Problem statement – Below is a listing to transcribe in full and exactly; keep the pictures out.

## start Data supplied

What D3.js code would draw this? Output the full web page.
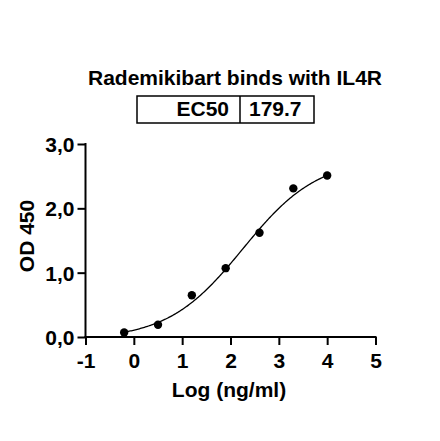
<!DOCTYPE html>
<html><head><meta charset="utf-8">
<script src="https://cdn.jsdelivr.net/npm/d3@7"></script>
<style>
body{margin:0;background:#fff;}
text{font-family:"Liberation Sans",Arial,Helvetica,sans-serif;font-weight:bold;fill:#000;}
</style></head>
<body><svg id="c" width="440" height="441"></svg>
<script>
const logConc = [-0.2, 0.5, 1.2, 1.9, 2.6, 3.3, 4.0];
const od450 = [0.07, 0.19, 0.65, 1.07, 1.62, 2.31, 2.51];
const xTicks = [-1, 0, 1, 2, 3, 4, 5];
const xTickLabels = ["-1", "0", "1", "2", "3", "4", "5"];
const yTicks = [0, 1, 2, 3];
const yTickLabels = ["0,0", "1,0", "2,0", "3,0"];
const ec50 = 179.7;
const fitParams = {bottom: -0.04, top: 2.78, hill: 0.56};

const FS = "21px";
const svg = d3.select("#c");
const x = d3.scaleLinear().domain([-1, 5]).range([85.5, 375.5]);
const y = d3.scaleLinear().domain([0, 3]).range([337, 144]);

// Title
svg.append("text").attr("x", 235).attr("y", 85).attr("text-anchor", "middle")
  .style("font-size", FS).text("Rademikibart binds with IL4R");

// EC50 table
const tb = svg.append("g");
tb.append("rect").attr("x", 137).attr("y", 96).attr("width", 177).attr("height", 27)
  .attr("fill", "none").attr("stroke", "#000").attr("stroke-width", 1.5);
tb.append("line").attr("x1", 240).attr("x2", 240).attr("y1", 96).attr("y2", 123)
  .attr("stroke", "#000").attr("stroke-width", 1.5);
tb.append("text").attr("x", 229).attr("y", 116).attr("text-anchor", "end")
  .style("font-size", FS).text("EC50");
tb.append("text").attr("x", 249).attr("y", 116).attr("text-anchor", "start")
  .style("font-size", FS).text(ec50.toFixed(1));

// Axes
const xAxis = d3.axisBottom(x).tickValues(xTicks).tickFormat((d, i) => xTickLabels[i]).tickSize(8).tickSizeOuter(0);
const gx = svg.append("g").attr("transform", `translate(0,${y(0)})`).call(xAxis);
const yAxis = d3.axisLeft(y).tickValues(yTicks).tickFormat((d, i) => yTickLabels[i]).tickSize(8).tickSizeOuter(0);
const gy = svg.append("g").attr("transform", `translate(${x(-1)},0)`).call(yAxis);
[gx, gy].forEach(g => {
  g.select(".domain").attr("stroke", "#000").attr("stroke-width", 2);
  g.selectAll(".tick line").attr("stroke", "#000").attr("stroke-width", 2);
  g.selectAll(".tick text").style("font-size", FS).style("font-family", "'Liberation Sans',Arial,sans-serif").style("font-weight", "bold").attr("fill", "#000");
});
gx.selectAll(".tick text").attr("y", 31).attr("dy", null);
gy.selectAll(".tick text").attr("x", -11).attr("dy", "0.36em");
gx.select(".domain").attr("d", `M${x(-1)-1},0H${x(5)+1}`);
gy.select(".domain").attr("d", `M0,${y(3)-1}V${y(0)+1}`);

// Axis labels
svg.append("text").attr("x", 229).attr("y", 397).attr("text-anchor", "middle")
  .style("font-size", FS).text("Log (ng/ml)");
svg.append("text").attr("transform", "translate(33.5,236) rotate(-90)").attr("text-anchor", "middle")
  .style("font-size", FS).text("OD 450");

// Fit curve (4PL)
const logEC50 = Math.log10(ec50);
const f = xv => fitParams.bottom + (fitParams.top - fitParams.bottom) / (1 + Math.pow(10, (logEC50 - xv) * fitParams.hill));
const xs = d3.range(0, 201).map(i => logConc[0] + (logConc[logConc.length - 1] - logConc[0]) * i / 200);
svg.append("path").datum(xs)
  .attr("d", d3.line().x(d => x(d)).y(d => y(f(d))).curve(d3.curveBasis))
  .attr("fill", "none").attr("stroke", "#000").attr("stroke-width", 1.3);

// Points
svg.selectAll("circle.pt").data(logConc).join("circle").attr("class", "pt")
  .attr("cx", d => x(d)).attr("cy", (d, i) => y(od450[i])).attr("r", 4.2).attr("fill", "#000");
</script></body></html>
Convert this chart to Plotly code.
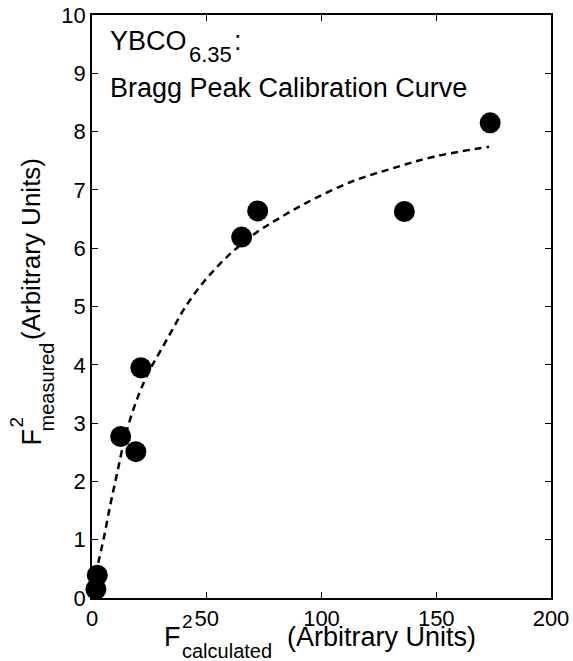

## end Data supplied

Exercise output –
What D3.js code would draw this? Output the full web page.
<!DOCTYPE html>
<html><head><meta charset="utf-8">
<script src="https://cdn.jsdelivr.net/npm/d3@7"></script>
<style>
body{margin:0;background:#fff;}
text{font-family:"Liberation Sans",Arial,Helvetica,sans-serif;font-weight:bold;fill:#000;}
</style></head>
<body><svg id="c" width="440" height="441"></svg>
<script>
const logConc = [-0.2, 0.5, 1.2, 1.9, 2.6, 3.3, 4.0];
const od450 = [0.07, 0.19, 0.65, 1.07, 1.62, 2.31, 2.51];
const xTicks = [-1, 0, 1, 2, 3, 4, 5];
const xTickLabels = ["-1", "0", "1", "2", "3", "4", "5"];
const yTicks = [0, 1, 2, 3];
const yTickLabels = ["0,0", "1,0", "2,0", "3,0"];
const ec50 = 179.7;
const fitParams = {bottom: -0.04, top: 2.78, hill: 0.56};

const FS = "21px";
const svg = d3.select("#c");
const x = d3.scaleLinear().domain([-1, 5]).range([85.5, 375.5]);
const y = d3.scaleLinear().domain([0, 3]).range([337, 144]);

// Title
svg.append("text").attr("x", 235).attr("y", 85).attr("text-anchor", "middle")
  .style("font-size", FS).text("Rademikibart binds with IL4R");

// EC50 table
const tb = svg.append("g");
tb.append("rect").attr("x", 137).attr("y", 96).attr("width", 177).attr("height", 27)
  .attr("fill", "none").attr("stroke", "#000").attr("stroke-width", 1.5);
tb.append("line").attr("x1", 240).attr("x2", 240).attr("y1", 96).attr("y2", 123)
  .attr("stroke", "#000").attr("stroke-width", 1.5);
tb.append("text").attr("x", 229).attr("y", 116).attr("text-anchor", "end")
  .style("font-size", FS).text("EC50");
tb.append("text").attr("x", 249).attr("y", 116).attr("text-anchor", "start")
  .style("font-size", FS).text(ec50.toFixed(1));

// Axes
const xAxis = d3.axisBottom(x).tickValues(xTicks).tickFormat((d, i) => xTickLabels[i]).tickSize(8).tickSizeOuter(0);
const gx = svg.append("g").attr("transform", `translate(0,${y(0)})`).call(xAxis);
const yAxis = d3.axisLeft(y).tickValues(yTicks).tickFormat((d, i) => yTickLabels[i]).tickSize(8).tickSizeOuter(0);
const gy = svg.append("g").attr("transform", `translate(${x(-1)},0)`).call(yAxis);
[gx, gy].forEach(g => {
  g.select(".domain").attr("stroke", "#000").attr("stroke-width", 2);
  g.selectAll(".tick line").attr("stroke", "#000").attr("stroke-width", 2);
  g.selectAll(".tick text").style("font-size", FS).style("font-family", "'Liberation Sans',Arial,sans-serif").style("font-weight", "bold").attr("fill", "#000");
});
gx.selectAll(".tick text").attr("y", 31).attr("dy", null);
gy.selectAll(".tick text").attr("x", -11).attr("dy", "0.36em");
gx.select(".domain").attr("d", `M${x(-1)-1},0H${x(5)+1}`);
gy.select(".domain").attr("d", `M0,${y(3)-1}V${y(0)+1}`);

// Axis labels
svg.append("text").attr("x", 229).attr("y", 397).attr("text-anchor", "middle")
  .style("font-size", FS).text("Log (ng/ml)");
svg.append("text").attr("transform", "translate(33.5,236) rotate(-90)").attr("text-anchor", "middle")
  .style("font-size", FS).text("OD 450");

// Fit curve (4PL)
const logEC50 = Math.log10(ec50);
const f = xv => fitParams.bottom + (fitParams.top - fitParams.bottom) / (1 + Math.pow(10, (logEC50 - xv) * fitParams.hill));
const xs = d3.range(0, 201).map(i => logConc[0] + (logConc[logConc.length - 1] - logConc[0]) * i / 200);
svg.append("path").datum(xs)
  .attr("d", d3.line().x(d => x(d)).y(d => y(f(d))).curve(d3.curveBasis))
  .attr("fill", "none").attr("stroke", "#000").attr("stroke-width", 1.3);

// Points
svg.selectAll("circle.pt").data(logConc).join("circle").attr("class", "pt")
  .attr("cx", d => x(d)).attr("cy", (d, i) => y(od450[i])).attr("r", 4.2).attr("fill", "#000");
</script></body></html>
Convert this chart to Plotly code.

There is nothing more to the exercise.